- The Washington Times - Thursday, May 24, 2001

BAMAKO, Mali — Secretary of State Colin Powell yesterday promised not to pull the plug on U.S. training programs for African peacekeepers, but vowed that no American troops would get directly involved with fighting in Africa.
On the first trip to Africa by the first black secretary of state, Mr. Powell was mobbed by adoring crowds of students.
"There is an emotional connection," he said.
But he focused on the tough problems of Africa and decisions the Bush administration has to make on dealing with wars in Sierra Leone, Congo and Sudan, as well as the AIDS epidemic, wavering democracies and trade.
"Im going [to Africa] not to see it as a black problem and as a black man looking at a black problem, but as a secretary of state of the United States looking at a human problem," he told reporters.
Speaking on his plane en route from Washington to Bamako early Tuesday morning Mr. Powell conceded that Defense Secretary Donald H. Rumsfeld wants to "back off on some of the overseas commitments we have, and thats his job."
"But we have to balance it against our responsibilities."
Some 500 U.S. Special Forces troops from Fort Bragg, N.C., are to arrive in this blistering hot capital in July for the Flintlock 2001 military exercises. They will spend 40 days training Malian troops to deal with military and humanitarian crises.
The U.S. training programs began in 1996 after 18 U.S. soldiers died on a humanitarian mission in Somalia in 1993, and the genocide in Rwanda in 1994.
Today, Mr. Powell will review U.S. and Malian troops involved in another training program, the African Crisis Response Initiative.
The State Department is committed "to move foreign policy along by training these guys in peackeeping units," in Mali and elsewhere in Africa, Mr. Powell said.
"The president specifically told [Nigerian] President [Olusegun] Obasanjo when he was in the Oval Office a couple of weeks ago that he would continue to furnish that training.

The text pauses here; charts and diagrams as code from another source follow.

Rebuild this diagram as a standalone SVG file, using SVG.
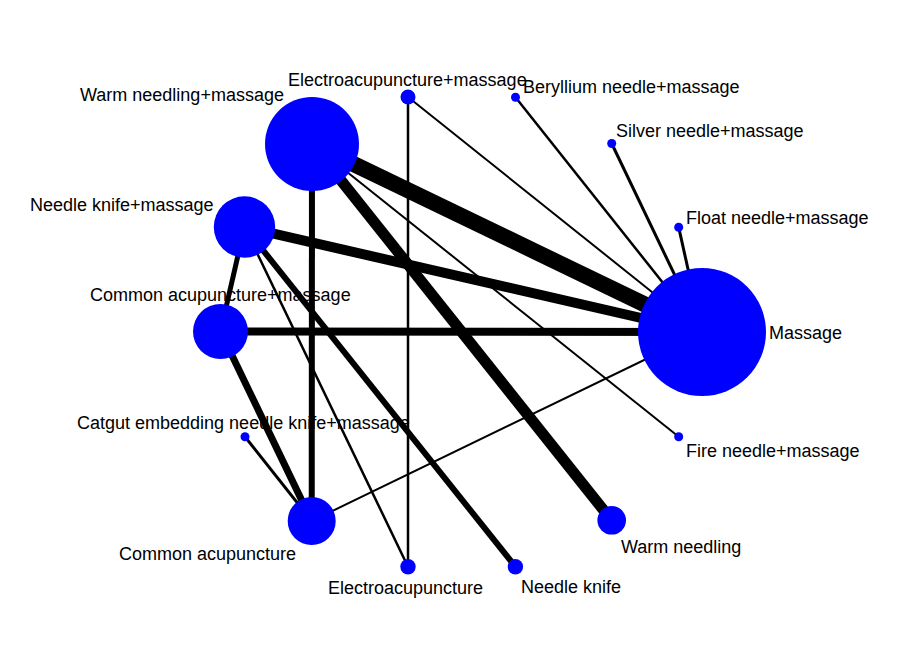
<svg xmlns="http://www.w3.org/2000/svg" width="900" height="652" viewBox="0 0 900 652">
<style>
.e{stroke:#000;fill:none;stroke-linecap:butt}
.n circle{fill:#0000ff}
text{font-family:"Liberation Sans",Arial,sans-serif;font-size:18px;fill:#000}
</style>
<rect width="900" height="652" fill="#fff"/>
<g id="edges">
<line class="e" x1="312" y1="144" x2="702" y2="332" stroke-width="16"/>
<line class="e" x1="312" y1="144" x2="611.7" y2="520.3" stroke-width="11"/>
<line class="e" x1="312" y1="144" x2="311.7" y2="521" stroke-width="6"/>
<line class="e" x1="312" y1="144" x2="678.7" y2="436.7" stroke-width="2"/>
<line class="e" x1="408" y1="97" x2="702" y2="332" stroke-width="2"/>
<line class="e" x1="408" y1="97" x2="408" y2="566.7" stroke-width="2.5"/>
<line class="e" x1="515.5" y1="97.3" x2="702" y2="332" stroke-width="2.5"/>
<line class="e" x1="611.7" y1="143.5" x2="702" y2="332" stroke-width="3"/>
<line class="e" x1="678.7" y1="227.3" x2="702" y2="332" stroke-width="3"/>
<line class="e" x1="244.5" y1="227" x2="702" y2="332" stroke-width="10"/>
<line class="e" x1="244.5" y1="227" x2="220.5" y2="331.5" stroke-width="5"/>
<line class="e" x1="244.5" y1="227" x2="515.4" y2="566.7" stroke-width="6"/>
<line class="e" x1="244.5" y1="227" x2="408" y2="566.7" stroke-width="2.5"/>
<line class="e" x1="220.5" y1="331.5" x2="702" y2="332" stroke-width="8"/>
<line class="e" x1="220.5" y1="331.5" x2="311.7" y2="521" stroke-width="7"/>
<line class="e" x1="245" y1="436.7" x2="311.7" y2="521" stroke-width="3"/>
<line class="e" x1="311.7" y1="521" x2="702" y2="332" stroke-width="2"/>
</g>
<g id="node-warm-needling-massage" class="n"><circle cx="312" cy="144" r="47"/><text x="80" y="101">Warm needling+massage</text></g>
<g id="node-electroacupuncture-massage" class="n"><circle cx="408" cy="97" r="7.5"/><text x="288" y="86">Electroacupuncture+massage</text></g>
<g id="node-beryllium-needle-massage" class="n"><circle cx="515.5" cy="97.3" r="4.5"/><text x="523" y="93">Beryllium needle+massage</text></g>
<g id="node-silver-needle-massage" class="n"><circle cx="611.7" cy="143.5" r="4.5"/><text x="616" y="137">Silver needle+massage</text></g>
<g id="node-float-needle-massage" class="n"><circle cx="678.7" cy="227.3" r="4.5"/><text x="686" y="224">Float needle+massage</text></g>
<g id="node-massage" class="n"><circle cx="702" cy="332" r="64"/><text x="769" y="339">Massage</text></g>
<g id="node-fire-needle-massage" class="n"><circle cx="678.7" cy="436.7" r="4.5"/><text x="686" y="457">Fire needle+massage</text></g>
<g id="node-warm-needling" class="n"><circle cx="611.7" cy="520.3" r="14.3"/><text x="621" y="553">Warm needling</text></g>
<g id="node-needle-knife" class="n"><circle cx="515.4" cy="566.7" r="7.7"/><text x="521" y="593">Needle knife</text></g>
<g id="node-electroacupuncture" class="n"><circle cx="408" cy="566.7" r="7.7"/><text x="328" y="594">Electroacupuncture</text></g>
<g id="node-common-acupuncture" class="n"><circle cx="311.7" cy="521" r="24"/><text x="119" y="560">Common acupuncture</text></g>
<g id="node-catgut-embedding" class="n"><circle cx="245" cy="436.7" r="4.5"/><text x="77" y="429">Catgut embedding needle knife+massage</text></g>
<g id="node-common-acupuncture-massage" class="n"><circle cx="220.5" cy="331.5" r="27.5"/><text x="90" y="301">Common acupuncture+massage</text></g>
<g id="node-needle-knife-massage" class="n"><circle cx="244.5" cy="227" r="30.7"/><text x="30" y="211">Needle knife+massage</text></g>
</svg>
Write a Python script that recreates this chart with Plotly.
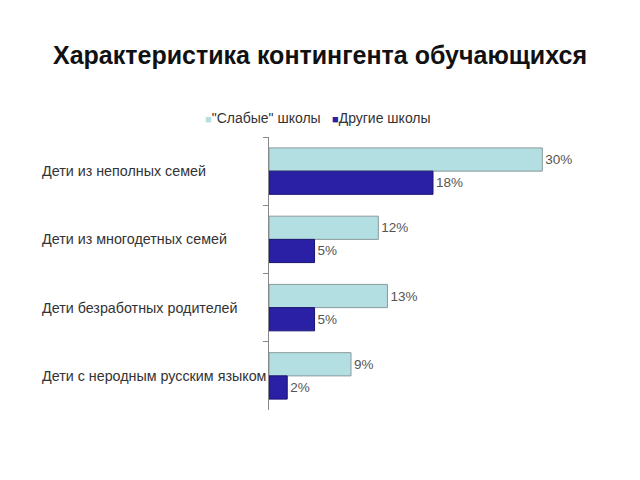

"But I really dont see any missions coming along where I can anticipate a need for or see a need for U.S. combat troops."
He said that the U.N. peacekeeping mission trying to halt the civil war in neighboring Sierra Leone is building up to 17,500 troops — almost none of them American.
"Aside from just a few liaison and training-type people we have there, theres no need for U.S. combat troops," said Mr. Powell.
Mr. Powell said he supported sanctions on Liberia and said its leader, Charles Taylor, "holds a lot of responsibility" for wars being fought in the region.
Mr. Powell also said he will soon name a special coordinator to seek a political solution to a 20-year conflict in Sudan, which he will examine when he visits Kenya on Saturday, following a trip today and Friday to South Africa.
"I would expect that our interest in Sudan will remain high, and our efforts to solve the problems in Sudan, humanitarian, political, economic and otherwise, will also increase," Mr. Powell said.
The United States has cut diplomatic relations with Khartoum, which it considers a sponsor of terrorism.
Mr. Powells meetings with Malian President Alpha Konare and other officials, to deal with malaria, AIDS and wars, overshadowed but did not hide the personal side of the visit.
"That a black man has become secretary of state gives me a lot of pleasure and that he came here gives us comfort," said pharmacy student Mariatout Traore, 25, at Mali University where Mr. Powell visited a malaria research center backed by the U.S. National Institutes of Health.
"This shows that democracy works, when a black arrives at this level. It shows the voice of the people," she said.
Another student raised a hand-lettered sign as Mr. Powell toured the university campus. "Colin — we are proud," it said.
Mr. Powell, his wife, Alma, and the newly installed administrator of the Agency for International Development, Andrew Natsios, toured the malaria research labs where they saw containers filled with mosquitoes involved in tests for the first human vaccine for the debilitating disease.
Miss Traore said she and other students at the medical and pharmacy schools have been sent out to villages by the Health Ministry to teach people how to prevent malaria by cleaning out stagnant water sources and teaching people to use mosquito nets with insecticide.
Mr. Powell chose Mali as his first stop in Africa because it is making efforts to curb malaria and AIDS, and since 1991, it has held democratic elections.
"President Bush has made a commitment to do everything we can do to solve the problem of communicable disease, especially in Africa," he said. He dismissed critics who said last weeks announcement by Mr. Bush of a $200 million U.S. contribution to a Global Health Fund aimed at fighting AIDS was too little given the scope of the crisis and U.S. economic power.
"I dont think America has anything to apologize about," he told reporters aboard his plane. "We are giving so much more to this problem than any other country or group of countries that we should be very proud of what we have done and be energized to do even more."
Mr. Powell will focus more sharply on AIDS today and Friday.